If you're an author and you have a book that's still being studied 10 years later, that's considered wildly successful. Here you got Paul writing books, all of which we still study 2,000 years later, and he's going to stop and he's going to go back to Jerusalem on foot, mind you, which is a long way in order to talk about this problem. So whatever this is is so significant, he's willing to stop planting churches and stop writing books so that he can go back and deal with this. Verse 6, the apostles and the elders were gathered together to consider this matter.
And thereafter, there had been much debate, which means a lot of yelling. Peter stood up and said to them, brothers, you know that in the early days, God made a choice among you that by my mouth, the Gentiles should hear the word of the gospel and believe. And God who knows the heart bore witness to them by giving them the Holy Spirit just like he did to us when we believe. He made no distinction between us, the circumcised, and them, the uncircumcised, having cleansed their hearts by faith just like he cleansed our hearts. Now, therefore, why are you testing God by placing a yoke on the neck of the disciples that neither our fathers nor we have been able to bear? You see, there were 613 Jewish laws. Circumcision was just one of those.
There were 612 others. And Peter's looking at everybody. He's like, I don't know about you guys, but I never felt like I was keeping them all and I was born a Jew.
I mean, first I could hardly keep them straight. How far could we walk on the Sabbath again? Could we eat llama meat? Was that unclean? How about turkey bacon? Does that make the cut? What about yoga pants?
Is that a forbidden fabric or is that just bad taste for guys? No matter how hard I tried to keep these laws, I never felt like I was measuring up. Did you, Thaddeus? How about you, Bartholomew? Did you feel like you were keeping them all? Matthew?
Did you feel like you had a good track record on those? Well, no. If we could barely keep those laws ourselves and we were born Jews, why would we project this burden onto Gentiles? Verse 11, but we believe that we will be saved through the grace of the Lord Jesus just as they will.
In other words, none of these laws saved us anyway. They didn't make us closer to God. It wasn't what we did that made us close to God. It's what Jesus had done. We put faith in what Jesus had done, not in what we were doing. That's what saved us. And so that's what makes them close to God while we're projecting this burden onto them. You're listening to Summit Life with J.D.
Greer. We hope you've enjoyed this series in the book of Acts and that it's been an encouragement in your daily walk with God. Before we head to the finish line today, I wanted to remind you about a resource that can also help you stay connected to God's word throughout your week. Our daily email devotionals written by Pastor J.D. offer insightful reflections on the Bible, as well as practical applications for your life. Each day's devotional corresponds to our current teaching series here on the program as well.
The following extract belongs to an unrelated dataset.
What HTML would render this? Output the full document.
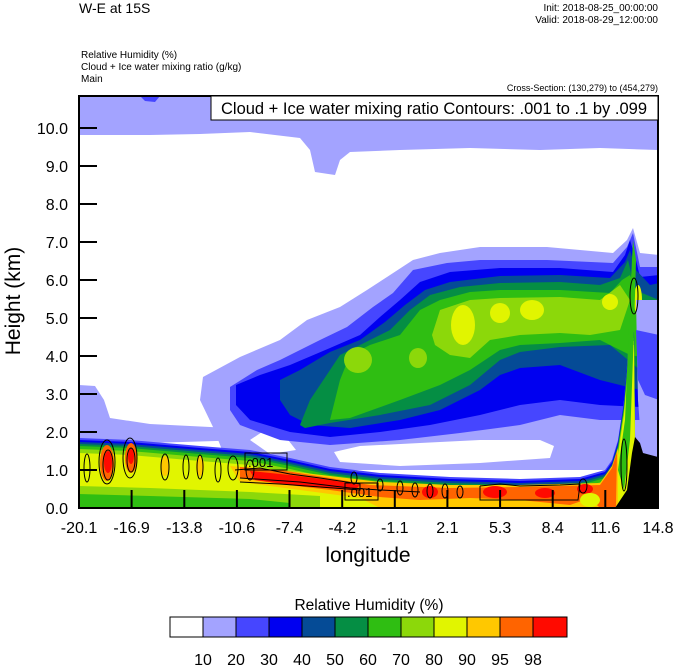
<!DOCTYPE html>
<html><head><meta charset="utf-8"><style>
html,body{margin:0;padding:0;background:#fff;}
body{width:674px;height:667px;overflow:hidden;position:relative;font-family:"Liberation Sans",sans-serif;}
</style></head><body>
<svg width="674" height="667" viewBox="0 0 674 667" xmlns="http://www.w3.org/2000/svg" font-family="Liberation Sans, sans-serif">
<defs><clipPath id="c"><rect x="79" y="96" width="579" height="412"/></clipPath></defs>
<rect width="674" height="667" fill="#fff"/>
<g clip-path="url(#c)">
<polygon fill="#a3a3ff" points="79,96 658,96 658,150 600,148 540,150 470,148 400,150 350,152 340,160 335,175 315,172 310,150 300,138 250,132 200,134 150,135 79,135"/>
<polygon fill="#4646ff" points="140,96 160,96 155,102 145,101"/>
<polygon fill="#4646ff" points="270,108 300,108 290,113"/>
<polygon fill="#a3a3ff" points="79,385 95,386 104,400 110,418 150,424 230,428 250,440 79,445"/>
<polygon fill="#a3a3ff" points="200,400 203,377 240,357 280,340 307,320 340,307 367,290 387,277 413,260 440,253 480,247 547,247 613,253 627,240 633,228 640,253 659,255 659,470 230,470 213,427"/>
<polygon fill="#fff" points="250,440 262,432 285,436 296,450 270,454"/>
<polygon fill="#fff" points="334,452 360,446 420,443 480,440 540,440 554,446 550,458 480,463 400,466 340,462"/>
<polygon fill="#4646ff" points="230,387 257,370 280,360 320,340 347,327 373,307 393,293 413,270 447,263 480,260 547,260 613,263 627,247 633,233 640,267 659,267 659,420 600,420 560,415 520,425 460,433 400,440 330,445 280,440 240,425 230,410"/>
<polygon fill="#0000f0" points="236,385 260,375 290,365 330,348 360,335 380,317 400,300 420,282 450,272 500,268 560,268 613,272 625,255 630,240 636,260 640,277 659,275 659,410 640,407 600,405 560,400 520,405 480,415 430,425 380,432 330,437 290,432 250,420 236,405"/>
<polygon fill="#054b96" points="280,380 300,370 330,352 360,340 385,322 405,305 425,290 450,282 500,276 560,275 610,278 625,262 630,250 636,270 650,285 659,283 659,395 640,390 600,380 560,365 520,368 500,375 480,390 440,410 400,420 350,428 310,425 290,415 280,400"/>
<polygon fill="#058e44" points="300,425 310,400 330,370 340,355 360,345 390,330 410,310 430,295 460,287 500,283 560,282 600,285 620,278 628,260 635,290 659,300 659,380 640,370 610,345 560,347 520,352 500,360 470,385 430,405 380,415 330,423 305,428"/>
<polygon fill="#2fbe12" points="330,420 340,380 350,355 370,345 400,335 420,310 440,300 470,292 500,290 560,290 610,293 622,280 630,275 640,300 659,310 659,360 630,355 600,340 560,343 520,345 500,350 470,370 440,385 400,400 350,418"/>
<ellipse fill="#8cd80a" cx="358" cy="360" rx="14" ry="13"/>
<ellipse fill="#8cd80a" cx="418" cy="358" rx="9" ry="10"/>
<polygon fill="#8cd80a" points="432,335 440,310 470,300 500,298 560,297 600,300 620,285 630,300 620,330 590,335 560,333 520,335 490,340 470,358 450,355 435,345"/>
<polygon fill="#8cd80a" points="640,305 659,310 659,340 642,340"/>
<ellipse fill="#e1f500" cx="463" cy="325" rx="12" ry="20"/>
<ellipse fill="#e1f500" cx="500" cy="313" rx="10" ry="10"/>
<ellipse fill="#e1f500" cx="532" cy="310" rx="12" ry="10"/>
<ellipse fill="#e1f500" cx="610" cy="302" rx="8" ry="8"/>
<ellipse fill="#e1f500" cx="638" cy="300" rx="4" ry="15"/>
<g>
<polygon fill="#4646ff" points="79,438 130,440 200,446 250,450 290,458 330,467 380,473 450,477 520,479 580,477 605,470 612,460 618,440 624,400 630,330 634,330 636,530 79,530"/>
<polygon fill="#0000f0" transform="translate(0,2)" points="79,438 130,440 200,446 250,450 290,458 330,467 380,473 450,477 520,479 580,477 605,470 612,460 618,440 624,400 630,330 634,330 636,530 79,530"/>
<polygon fill="#054b96" transform="translate(0,4)" points="79,438 130,440 200,446 250,450 290,458 330,467 380,473 450,477 520,479 580,477 605,470 612,460 618,440 624,400 630,330 634,330 636,530 79,530"/>
<polygon fill="#058e44" transform="translate(0,6)" points="79,438 130,440 200,446 250,450 290,458 330,467 380,473 450,477 520,479 580,477 605,470 612,460 618,440 624,400 630,330 634,330 636,530 79,530"/>
<polygon fill="#2fbe12" transform="translate(0,8)" points="79,438 130,440 200,446 250,450 290,458 330,467 380,473 450,477 520,479 580,477 605,470 612,460 618,440 624,400 630,330 634,330 636,530 79,530"/>
<polygon fill="#8cd80a" transform="translate(0,11)" points="79,438 130,440 200,446 250,450 290,458 330,467 380,473 450,477 520,479 580,477 605,470 612,460 618,440 624,400 630,330 634,330 636,530 79,530"/>
<polygon fill="#e1f500" transform="translate(0,15)" points="79,438 130,440 200,446 250,450 290,458 330,467 380,473 450,477 520,479 580,477 605,470 612,460 618,440 624,400 630,330 634,330 636,530 79,530"/>
</g>
<polygon fill="#8cd80a" points="79,486 150,488 250,492 320,496 320,508 79,508"/>
<polygon fill="#2fbe12" points="79,494 150,496 250,499 290,503 290,508 79,508"/>
<polygon fill="#ffc800" points="230,466 280,470 330,476 380,482 450,485 520,485 600,483 612,466 618,448 618,508 380,508 360,498 300,490 240,482"/>
<polygon fill="#ff6400" points="240,467 280,470 330,478 370,485 450,488 520,487 600,485 612,468 617,452 616,508 600,508 590,498 570,505 520,500 470,498 420,500 380,497 330,490 280,484 240,478"/>
<polygon fill="#ff0a00" points="250,471 290,475 330,480 360,485 355,490 300,486 255,480"/>
<ellipse fill="#ff6400" cx="107" cy="463" rx="7" ry="18"/>
<ellipse fill="#ff0a00" cx="108" cy="462" rx="4" ry="11"/>
<ellipse fill="#ff6400" cx="131" cy="458" rx="6" ry="15"/>
<ellipse fill="#ff0a00" cx="131" cy="456" rx="3" ry="8"/>
<ellipse fill="#ffc800" cx="165" cy="466" rx="4" ry="10"/>
<ellipse fill="#ffc800" cx="200" cy="466" rx="4" ry="10"/>
<ellipse fill="#ff0a00" cx="430" cy="492" rx="8" ry="6"/>
<ellipse fill="#ff0a00" cx="495" cy="492" rx="12" ry="6"/>
<ellipse fill="#ff0a00" cx="545" cy="493" rx="10" ry="5"/>
<ellipse fill="#ff0a00" cx="585" cy="489" rx="8" ry="5"/>
<ellipse fill="#e1f500" cx="590" cy="500" rx="10" ry="7"/>
<polygon fill="#2fbe12" points="618,470 625,420 630,300 633,240 636,260 634,330 630,440 624,490"/>
<polygon fill="#a3a3ff" points="636,300 659,300 659,460 642,455 638,400"/>
<polygon fill="#4646ff" points="636,330 659,335 659,400 645,395 638,380"/>
<polygon fill="#000" points="615,508 627,490 632,453 635,437 640,443 643,453 658,457 658,508"/>
<g fill="none" stroke="#000" stroke-width="1">
<ellipse cx="87" cy="468" rx="3" ry="14"/>
<ellipse cx="107" cy="462" rx="8" ry="22"/>
<ellipse cx="108" cy="465" rx="5" ry="15"/>
<ellipse cx="130" cy="458" rx="7" ry="20"/>
<ellipse cx="131" cy="460" rx="4" ry="12"/>
<ellipse cx="165" cy="467" rx="4" ry="13"/>
<ellipse cx="186" cy="467" rx="3" ry="12"/>
<ellipse cx="200" cy="467" rx="3" ry="12"/>
<ellipse cx="218" cy="470" rx="3" ry="12"/>
<ellipse cx="233" cy="468" rx="5" ry="12"/>
<ellipse cx="250" cy="470" rx="4" ry="10"/>
<polyline points="235,470 260,468 290,474 320,478 360,484 360,490 320,487 280,484 240,482"/>
<polyline points="240,478 300,482 350,488 380,490 420,492"/>
<ellipse cx="354" cy="478" rx="3" ry="6"/>
<ellipse cx="380" cy="485" rx="3" ry="6"/>
<ellipse cx="400" cy="488" rx="3" ry="7"/>
<ellipse cx="415" cy="490" rx="3" ry="7"/>
<ellipse cx="430" cy="491" rx="3" ry="7"/>
<ellipse cx="445" cy="491" rx="3" ry="7"/>
<ellipse cx="460" cy="492" rx="3" ry="6"/>
<polyline points="480,486 500,484 520,486 560,485 580,484 578,500 540,500 500,500 480,500 480,486"/>
<ellipse cx="583" cy="486" rx="4" ry="7"/>
<ellipse cx="624" cy="465" rx="3" ry="26"/>
<ellipse cx="634" cy="296" rx="4" ry="18"/>
</g>
<rect x="245" y="453" width="42" height="17" fill="none" stroke="#000"/>
<text x="248" y="467" font-size="13" fill="#000">.001</text>
<rect x="345" y="483" width="33" height="17" fill="none" stroke="#000"/>
<text x="347" y="497" font-size="13" fill="#000">.001</text>
</g>
<rect x="79" y="96" width="579" height="412" fill="none" stroke="#000" stroke-width="2"/>
<rect x="211" y="96" width="447" height="24" fill="#fff" stroke="#000" stroke-width="1"/>
<text x="434" y="114" font-size="16.5" text-anchor="middle" fill="#000">Cloud + Ice water mixing ratio Contours: .001 to .1 by .099</text>
<g stroke="#000" stroke-width="2">
<line x1="79" y1="128" x2="97" y2="128"/><line x1="79" y1="166" x2="97" y2="166"/>
<line x1="79" y1="204" x2="97" y2="204"/><line x1="79" y1="242" x2="97" y2="242"/>
<line x1="79" y1="280" x2="97" y2="280"/><line x1="79" y1="318" x2="97" y2="318"/>
<line x1="79" y1="356" x2="97" y2="356"/><line x1="79" y1="394" x2="97" y2="394"/>
<line x1="79" y1="432" x2="97" y2="432"/><line x1="79" y1="470" x2="97" y2="470"/>
<line x1="131.6" y1="508" x2="131.6" y2="490"/><line x1="184.3" y1="508" x2="184.3" y2="490"/>
<line x1="236.9" y1="508" x2="236.9" y2="490"/><line x1="289.5" y1="508" x2="289.5" y2="490"/>
<line x1="342.2" y1="508" x2="342.2" y2="490"/><line x1="394.8" y1="508" x2="394.8" y2="490"/>
<line x1="447.4" y1="508" x2="447.4" y2="490"/><line x1="500.1" y1="508" x2="500.1" y2="490"/>
<line x1="552.7" y1="508" x2="552.7" y2="490"/><line x1="605.3" y1="508" x2="605.3" y2="490"/>
</g>
<g font-size="16" fill="#000" text-anchor="end">
<text x="68" y="134">10.0</text><text x="68" y="172">9.0</text><text x="68" y="210">8.0</text>
<text x="68" y="248">7.0</text><text x="68" y="286">6.0</text><text x="68" y="324">5.0</text>
<text x="68" y="362">4.0</text><text x="68" y="400">3.0</text><text x="68" y="438">2.0</text>
<text x="68" y="476">1.0</text><text x="68" y="514">0.0</text>
</g>
<g font-size="16" fill="#000" text-anchor="middle">
<text x="79" y="533">-20.1</text><text x="131.6" y="533">-16.9</text><text x="184.3" y="533">-13.8</text>
<text x="236.9" y="533">-10.6</text><text x="289.5" y="533">-7.4</text><text x="342.2" y="533">-4.2</text>
<text x="394.8" y="533">-1.1</text><text x="447.4" y="533">2.1</text><text x="500.1" y="533">5.3</text>
<text x="552.7" y="533">8.4</text><text x="605.3" y="533">11.6</text><text x="658" y="533">14.8</text>
</g>
<text x="368" y="562" font-size="21" text-anchor="middle" fill="#000">longitude</text>
<text transform="translate(20,301) rotate(-90)" font-size="21" text-anchor="middle" fill="#000">Height (km)</text>
<text x="79" y="13" font-size="14" fill="#000">W-E at 15S</text>
<text x="658" y="11" font-size="10" text-anchor="end" fill="#000">Init: 2018-08-25_00:00:00</text>
<text x="658" y="23" font-size="10" text-anchor="end" fill="#000">Valid: 2018-08-29_12:00:00</text>
<text x="81" y="58" font-size="10" fill="#000">Relative Humidity   (%)</text>
<text x="81" y="70" font-size="10" fill="#000">Cloud + Ice water mixing ratio   (g/kg)</text>
<text x="81" y="82" font-size="10" fill="#000">Main</text>
<text x="658" y="91" font-size="9" text-anchor="end" fill="#000">Cross-Section: (130,279) to (454,279)</text>
<text x="369" y="610" font-size="15.5" text-anchor="middle" fill="#000">Relative Humidity  (%)</text>
<g stroke="#000" stroke-width="1">
<rect x="170" y="617" width="33" height="20" fill="#ffffff"/>
<rect x="203" y="617" width="33" height="20" fill="#a3a3ff"/>
<rect x="236" y="617" width="33" height="20" fill="#4646ff"/>
<rect x="269" y="617" width="33" height="20" fill="#0000f0"/>
<rect x="302" y="617" width="33" height="20" fill="#054b96"/>
<rect x="335" y="617" width="33" height="20" fill="#058e44"/>
<rect x="368" y="617" width="33" height="20" fill="#2fbe12"/>
<rect x="401" y="617" width="33" height="20" fill="#8cd80a"/>
<rect x="434" y="617" width="33" height="20" fill="#e1f500"/>
<rect x="467" y="617" width="33" height="20" fill="#ffc800"/>
<rect x="500" y="617" width="33" height="20" fill="#ff6400"/>
<rect x="533" y="617" width="34" height="20" fill="#ff0a00"/>
</g>
<g font-size="16" fill="#000" text-anchor="middle">
<text x="203" y="665">10</text><text x="236" y="665">20</text><text x="269" y="665">30</text>
<text x="302" y="665">40</text><text x="335" y="665">50</text><text x="368" y="665">60</text>
<text x="401" y="665">70</text><text x="434" y="665">80</text><text x="467" y="665">90</text>
<text x="500" y="665">95</text><text x="533" y="665">98</text>
</g>
</svg>
</body></html>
So you can stay plugged into the themes and ideas that we explore here, even if you miss a day on your radio. And best of all, it's completely free. To sign up, simply visit J.D.
Greer dot com slash resources and enter your email address to begin receiving them right away. And a special thank you for the financial support that makes this resource and the rest of Summit Life possible. It's because of friends like you that we are able to proclaim the gospel each day to a waiting world. Now let's get back to the book of Acts. Once again, here's Pastor J.D. Verse 12, and all the assembly fell silent. And then they listened to Barnabas and Paul as they related what signs and wonders God had done through them among the Gentiles. After they finished speaking, James, who is, you recall, by the way, the half-brother of Jesus, I've told you that before, which is one of the big reasons I believe that Jesus actually rose from the dead, because James is now the de facto leader of the church.
How many of you have an older brother? Raise your hand. What would it take to convince you that he was God and raised from the dead? Right? That's going to take a lot of convincing, right? James believes that his older brother is God. That just shows me that it's legit.
Right? James replied, brothers, listen to me. It's my judgment, therefore, that, listen, that we should not make it difficult for the Gentiles who were turning to God. I would like to suggest that we engrave that phrase into the cornerstone of this church, and we engrave it into the heart of every single member who is a part of our church. Any obstacle that we can eliminate, any opposition that we can get rid of, I think we ought to, even when it involves preferences for things that I really like in church, even when it involves things that I've gotten very comfortable with. I think about it, you see, in my preaching, in my preaching, I don't want to make it difficult for the Gentiles who are turning to God because I use a bunch of terms they don't understand. I don't want to become a church that is full of cliques that are nearly impossible to penetrate and make it difficult for Gentiles to turn into God because they just don't know how to get along here. Nor do I want to make it difficult because we present as a church this artificial facade that makes everybody think we got it all together, and so people come in here and they're like, I've got nothing in common with these people.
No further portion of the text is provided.